A recently released map shows a minute-by-minute, color-coded, sort of scientific chronicle of the country's mood based on words used in those quick electronic messages called tweets. Red states are mad. Tan and green states are happy. Users feel pretty good early in the day, get mad later and happy again before bedtime.
Northeastern University's Sune Lehmann said he studied about 300 million tweets.
"That's actually a very small number," Lehmann said.
Lehmann programmed his computers to look for hundreds of happy words or sad words in tweets. Words like diamond, love and paradise were considered happy. Funeral, rape and suicide were considered not so happy. The happiest words came on Sundays, and tweets got sadder as the week rolled on.
"I can tell you the happiest state consistently is Hawaii," Lehmann said.

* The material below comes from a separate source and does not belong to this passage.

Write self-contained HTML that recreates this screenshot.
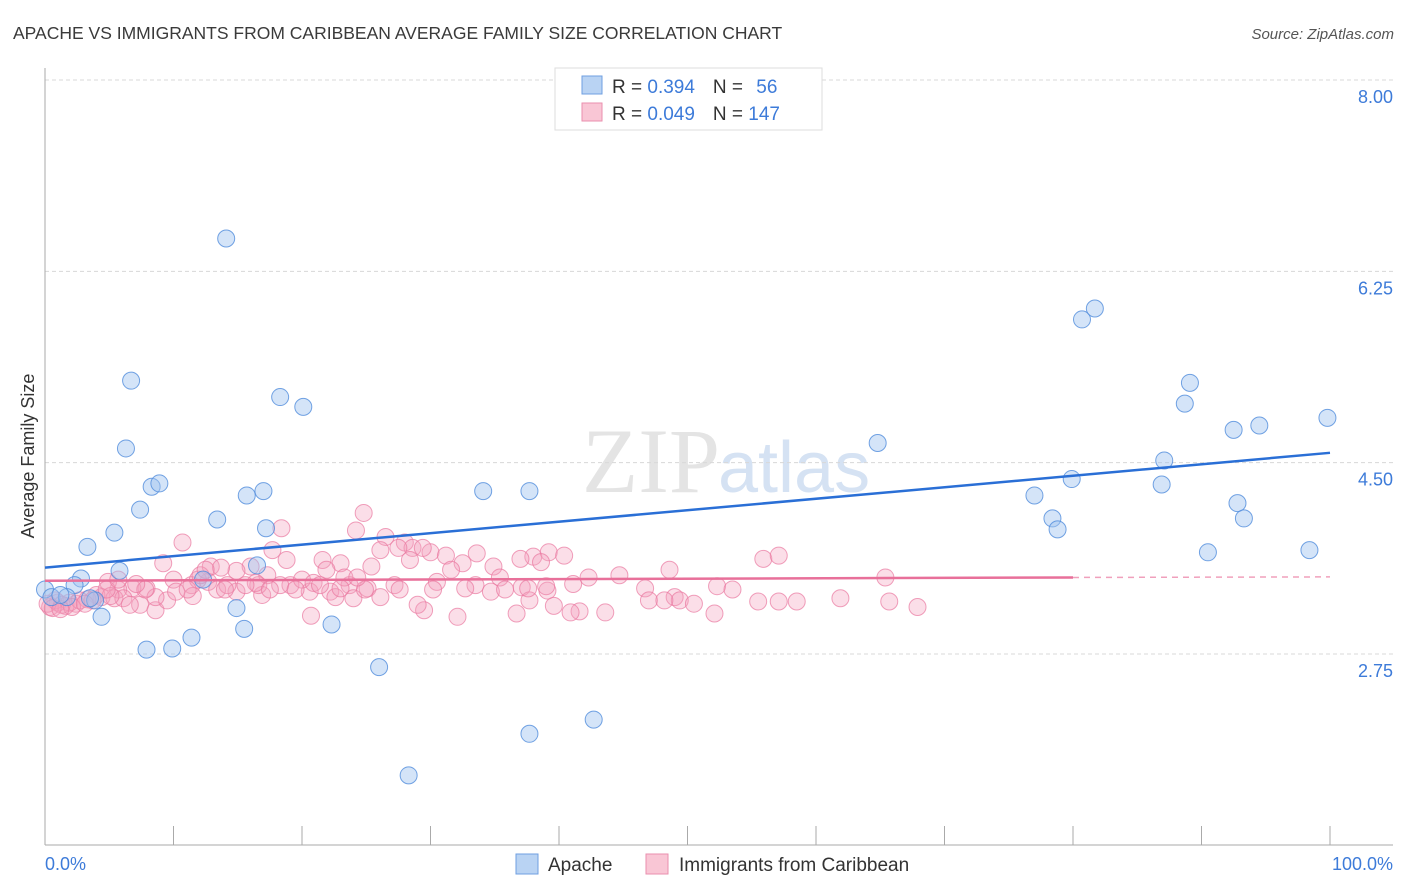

In fact, most of the western United States is apparently happy.
"A little sun might do that to you, a little sun, walking on the beach," one Californian said.
"I would say the whole east coast seems pretty grumpy," Lehmann said.
In New York, it wasn't hard to find grumpy people.
"If you get in the way of what we want, we let you know it," one New Yorker said.
So is this science? Can one really gauge the mood of a nation by tweets? Maybe not yet, but Lehmann said he hopes soon.
"Potentially this can be a very valuable tool," Lehmann said.
That's encouraging news on the most discouraging day. According to Lehmann's calculations, the grumpiest time of the week is Thursday evening.